◆ DESCRIPTION OF THE TASK
Write out each line of the material again, word for word.

◆ PROVIDED DATA

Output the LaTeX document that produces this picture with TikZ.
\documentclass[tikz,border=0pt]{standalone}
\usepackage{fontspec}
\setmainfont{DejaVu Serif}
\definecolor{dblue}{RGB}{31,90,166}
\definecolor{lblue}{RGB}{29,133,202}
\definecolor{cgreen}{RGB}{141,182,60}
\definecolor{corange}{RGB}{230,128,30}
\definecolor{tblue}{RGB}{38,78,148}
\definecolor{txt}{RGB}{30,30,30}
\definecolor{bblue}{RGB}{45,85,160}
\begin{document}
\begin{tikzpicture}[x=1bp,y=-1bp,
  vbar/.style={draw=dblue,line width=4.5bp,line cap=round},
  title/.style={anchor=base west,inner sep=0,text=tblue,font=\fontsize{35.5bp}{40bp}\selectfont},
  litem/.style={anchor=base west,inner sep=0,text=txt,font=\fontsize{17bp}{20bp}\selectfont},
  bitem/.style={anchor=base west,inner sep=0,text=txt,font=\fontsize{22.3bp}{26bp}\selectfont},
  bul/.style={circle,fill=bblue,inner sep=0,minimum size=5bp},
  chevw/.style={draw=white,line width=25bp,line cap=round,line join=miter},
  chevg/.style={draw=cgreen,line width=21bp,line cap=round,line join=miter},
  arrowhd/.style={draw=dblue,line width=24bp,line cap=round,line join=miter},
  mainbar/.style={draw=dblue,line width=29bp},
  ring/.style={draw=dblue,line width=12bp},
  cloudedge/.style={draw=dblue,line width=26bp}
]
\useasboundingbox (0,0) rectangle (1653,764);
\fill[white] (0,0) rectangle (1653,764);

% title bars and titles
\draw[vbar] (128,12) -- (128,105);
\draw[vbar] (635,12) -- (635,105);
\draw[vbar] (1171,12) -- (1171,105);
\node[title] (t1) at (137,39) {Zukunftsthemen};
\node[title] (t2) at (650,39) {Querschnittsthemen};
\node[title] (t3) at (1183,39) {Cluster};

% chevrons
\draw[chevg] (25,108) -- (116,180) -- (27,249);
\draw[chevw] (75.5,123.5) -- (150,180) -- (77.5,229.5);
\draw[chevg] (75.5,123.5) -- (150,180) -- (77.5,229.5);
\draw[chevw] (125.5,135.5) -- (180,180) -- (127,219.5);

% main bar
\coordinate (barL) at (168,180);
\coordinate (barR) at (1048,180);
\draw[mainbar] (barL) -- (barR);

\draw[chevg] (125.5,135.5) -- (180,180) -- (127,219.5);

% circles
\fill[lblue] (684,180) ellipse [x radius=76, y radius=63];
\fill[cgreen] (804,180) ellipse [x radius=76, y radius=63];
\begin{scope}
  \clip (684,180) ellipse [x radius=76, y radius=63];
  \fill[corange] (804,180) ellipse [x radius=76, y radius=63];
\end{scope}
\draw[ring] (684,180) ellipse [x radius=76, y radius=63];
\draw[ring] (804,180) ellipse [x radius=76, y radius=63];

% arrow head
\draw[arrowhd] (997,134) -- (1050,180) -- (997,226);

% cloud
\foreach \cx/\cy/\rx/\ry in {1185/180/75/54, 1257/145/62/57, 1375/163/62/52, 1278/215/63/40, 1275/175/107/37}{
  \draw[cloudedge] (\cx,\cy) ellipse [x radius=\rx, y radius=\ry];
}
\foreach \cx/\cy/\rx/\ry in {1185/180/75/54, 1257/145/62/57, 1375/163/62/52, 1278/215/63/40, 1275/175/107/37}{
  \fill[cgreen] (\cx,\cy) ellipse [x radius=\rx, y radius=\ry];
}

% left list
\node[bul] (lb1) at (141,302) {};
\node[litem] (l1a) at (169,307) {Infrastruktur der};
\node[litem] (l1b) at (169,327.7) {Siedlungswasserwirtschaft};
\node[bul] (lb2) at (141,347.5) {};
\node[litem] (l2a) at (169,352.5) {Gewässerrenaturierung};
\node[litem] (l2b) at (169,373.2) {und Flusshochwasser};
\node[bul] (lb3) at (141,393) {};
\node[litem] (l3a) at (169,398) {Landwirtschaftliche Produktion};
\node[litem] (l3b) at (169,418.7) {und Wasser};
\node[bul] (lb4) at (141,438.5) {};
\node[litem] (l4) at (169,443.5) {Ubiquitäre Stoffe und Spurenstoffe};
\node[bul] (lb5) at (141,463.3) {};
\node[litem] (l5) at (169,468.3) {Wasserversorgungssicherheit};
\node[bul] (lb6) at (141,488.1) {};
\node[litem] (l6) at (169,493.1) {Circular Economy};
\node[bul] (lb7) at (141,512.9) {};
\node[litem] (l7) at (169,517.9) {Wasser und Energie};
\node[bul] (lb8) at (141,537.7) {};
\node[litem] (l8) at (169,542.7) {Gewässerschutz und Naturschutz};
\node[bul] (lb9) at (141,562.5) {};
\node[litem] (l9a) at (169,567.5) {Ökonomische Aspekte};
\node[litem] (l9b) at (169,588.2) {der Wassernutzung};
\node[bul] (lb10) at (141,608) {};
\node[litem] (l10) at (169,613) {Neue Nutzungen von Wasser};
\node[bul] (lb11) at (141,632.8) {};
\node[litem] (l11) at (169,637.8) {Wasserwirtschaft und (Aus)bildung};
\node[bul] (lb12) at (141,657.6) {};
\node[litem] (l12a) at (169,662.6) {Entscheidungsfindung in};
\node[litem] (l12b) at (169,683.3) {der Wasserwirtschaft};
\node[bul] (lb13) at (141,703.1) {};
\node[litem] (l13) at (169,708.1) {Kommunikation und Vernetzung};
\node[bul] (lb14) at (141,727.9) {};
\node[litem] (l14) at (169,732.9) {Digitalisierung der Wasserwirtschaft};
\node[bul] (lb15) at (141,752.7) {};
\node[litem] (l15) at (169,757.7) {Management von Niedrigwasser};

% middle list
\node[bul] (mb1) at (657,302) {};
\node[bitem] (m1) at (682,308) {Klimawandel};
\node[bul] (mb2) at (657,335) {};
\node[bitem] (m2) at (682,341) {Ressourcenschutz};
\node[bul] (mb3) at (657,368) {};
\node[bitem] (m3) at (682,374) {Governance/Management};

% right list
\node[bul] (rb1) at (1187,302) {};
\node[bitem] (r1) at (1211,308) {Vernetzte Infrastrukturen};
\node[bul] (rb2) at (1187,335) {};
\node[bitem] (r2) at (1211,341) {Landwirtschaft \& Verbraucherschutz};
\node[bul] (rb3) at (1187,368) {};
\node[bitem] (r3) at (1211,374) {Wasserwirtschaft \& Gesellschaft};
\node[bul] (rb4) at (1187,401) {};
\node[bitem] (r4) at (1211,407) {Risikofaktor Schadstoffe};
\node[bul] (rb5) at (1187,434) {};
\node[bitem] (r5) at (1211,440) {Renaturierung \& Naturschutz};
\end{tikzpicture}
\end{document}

◆ EXERCISE RESULT
Output the LaTeX document that produces this picture with TikZ.
\documentclass[tikz,border=0pt]{standalone}
\usepackage{fontspec}
\setmainfont{DejaVu Serif}
\definecolor{dblue}{RGB}{31,90,166}
\definecolor{lblue}{RGB}{29,133,202}
\definecolor{cgreen}{RGB}{141,182,60}
\definecolor{corange}{RGB}{230,128,30}
\definecolor{tblue}{RGB}{38,78,148}
\definecolor{txt}{RGB}{30,30,30}
\definecolor{bblue}{RGB}{45,85,160}
\begin{document}
\begin{tikzpicture}[x=1bp,y=-1bp,
  vbar/.style={draw=dblue,line width=4.5bp,line cap=round},
  title/.style={anchor=base west,inner sep=0,text=tblue,font=\fontsize{35.5bp}{40bp}\selectfont},
  litem/.style={anchor=base west,inner sep=0,text=txt,font=\fontsize{17bp}{20bp}\selectfont},
  bitem/.style={anchor=base west,inner sep=0,text=txt,font=\fontsize{22.3bp}{26bp}\selectfont},
  bul/.style={circle,fill=bblue,inner sep=0,minimum size=5bp},
  chevw/.style={draw=white,line width=25bp,line cap=round,line join=miter},
  chevg/.style={draw=cgreen,line width=21bp,line cap=round,line join=miter},
  arrowhd/.style={draw=dblue,line width=24bp,line cap=round,line join=miter},
  mainbar/.style={draw=dblue,line width=29bp},
  ring/.style={draw=dblue,line width=12bp},
  cloudedge/.style={draw=dblue,line width=26bp}
]
\useasboundingbox (0,0) rectangle (1653,764);
\fill[white] (0,0) rectangle (1653,764);

% title bars and titles
\draw[vbar] (128,12) -- (128,105);
\draw[vbar] (635,12) -- (635,105);
\draw[vbar] (1171,12) -- (1171,105);
\node[title] (t1) at (137,39) {Zukunftsthemen};
\node[title] (t2) at (650,39) {Querschnittsthemen};
\node[title] (t3) at (1183,39) {Cluster};

% chevrons
\draw[chevg] (25,108) -- (116,180) -- (27,249);
\draw[chevw] (75.5,123.5) -- (150,180) -- (77.5,229.5);
\draw[chevg] (75.5,123.5) -- (150,180) -- (77.5,229.5);
\draw[chevw] (125.5,135.5) -- (180,180) -- (127,219.5);

% main bar
\coordinate (barL) at (168,180);
\coordinate (barR) at (1048,180);
\draw[mainbar] (barL) -- (barR);

\draw[chevg] (125.5,135.5) -- (180,180) -- (127,219.5);

% circles
\fill[lblue] (684,180) ellipse [x radius=76, y radius=63];
\fill[cgreen] (804,180) ellipse [x radius=76, y radius=63];
\begin{scope}
  \clip (684,180) ellipse [x radius=76, y radius=63];
  \fill[corange] (804,180) ellipse [x radius=76, y radius=63];
\end{scope}
\draw[ring] (684,180) ellipse [x radius=76, y radius=63];
\draw[ring] (804,180) ellipse [x radius=76, y radius=63];

% arrow head
\draw[arrowhd] (997,134) -- (1050,180) -- (997,226);

% cloud
\foreach \cx/\cy/\rx/\ry in {1185/180/75/54, 1257/145/62/57, 1375/163/62/52, 1278/215/63/40, 1275/175/107/37}{
  \draw[cloudedge] (\cx,\cy) ellipse [x radius=\rx, y radius=\ry];
}
\foreach \cx/\cy/\rx/\ry in {1185/180/75/54, 1257/145/62/57, 1375/163/62/52, 1278/215/63/40, 1275/175/107/37}{
  \fill[cgreen] (\cx,\cy) ellipse [x radius=\rx, y radius=\ry];
}

% left list
\node[bul] (lb1) at (141,302) {};
\node[litem] (l1a) at (169,307) {Infrastruktur der};
\node[litem] (l1b) at (169,327.7) {Siedlungswasserwirtschaft};
\node[bul] (lb2) at (141,347.5) {};
\node[litem] (l2a) at (169,352.5) {Gewässerrenaturierung};
\node[litem] (l2b) at (169,373.2) {und Flusshochwasser};
\node[bul] (lb3) at (141,393) {};
\node[litem] (l3a) at (169,398) {Landwirtschaftliche Produktion};
\node[litem] (l3b) at (169,418.7) {und Wasser};
\node[bul] (lb4) at (141,438.5) {};
\node[litem] (l4) at (169,443.5) {Ubiquitäre Stoffe und Spurenstoffe};
\node[bul] (lb5) at (141,463.3) {};
\node[litem] (l5) at (169,468.3) {Wasserversorgungssicherheit};
\node[bul] (lb6) at (141,488.1) {};
\node[litem] (l6) at (169,493.1) {Circular Economy};
\node[bul] (lb7) at (141,512.9) {};
\node[litem] (l7) at (169,517.9) {Wasser und Energie};
\node[bul] (lb8) at (141,537.7) {};
\node[litem] (l8) at (169,542.7) {Gewässerschutz und Naturschutz};
\node[bul] (lb9) at (141,562.5) {};
\node[litem] (l9a) at (169,567.5) {Ökonomische Aspekte};
\node[litem] (l9b) at (169,588.2) {der Wassernutzung};
\node[bul] (lb10) at (141,608) {};
\node[litem] (l10) at (169,613) {Neue Nutzungen von Wasser};
\node[bul] (lb11) at (141,632.8) {};
\node[litem] (l11) at (169,637.8) {Wasserwirtschaft und (Aus)bildung};
\node[bul] (lb12) at (141,657.6) {};
\node[litem] (l12a) at (169,662.6) {Entscheidungsfindung in};
\node[litem] (l12b) at (169,683.3) {der Wasserwirtschaft};
\node[bul] (lb13) at (141,703.1) {};
\node[litem] (l13) at (169,708.1) {Kommunikation und Vernetzung};
\node[bul] (lb14) at (141,727.9) {};
\node[litem] (l14) at (169,732.9) {Digitalisierung der Wasserwirtschaft};
\node[bul] (lb15) at (141,752.7) {};
\node[litem] (l15) at (169,757.7) {Management von Niedrigwasser};

% middle list
\node[bul] (mb1) at (657,302) {};
\node[bitem] (m1) at (682,308) {Klimawandel};
\node[bul] (mb2) at (657,335) {};
\node[bitem] (m2) at (682,341) {Ressourcenschutz};
\node[bul] (mb3) at (657,368) {};
\node[bitem] (m3) at (682,374) {Governance/Management};

% right list
\node[bul] (rb1) at (1187,302) {};
\node[bitem] (r1) at (1211,308) {Vernetzte Infrastrukturen};
\node[bul] (rb2) at (1187,335) {};
\node[bitem] (r2) at (1211,341) {Landwirtschaft \& Verbraucherschutz};
\node[bul] (rb3) at (1187,368) {};
\node[bitem] (r3) at (1211,374) {Wasserwirtschaft \& Gesellschaft};
\node[bul] (rb4) at (1187,401) {};
\node[bitem] (r4) at (1211,407) {Risikofaktor Schadstoffe};
\node[bul] (rb5) at (1187,434) {};
\node[bitem] (r5) at (1211,440) {Renaturierung \& Naturschutz};
\end{tikzpicture}
\end{document}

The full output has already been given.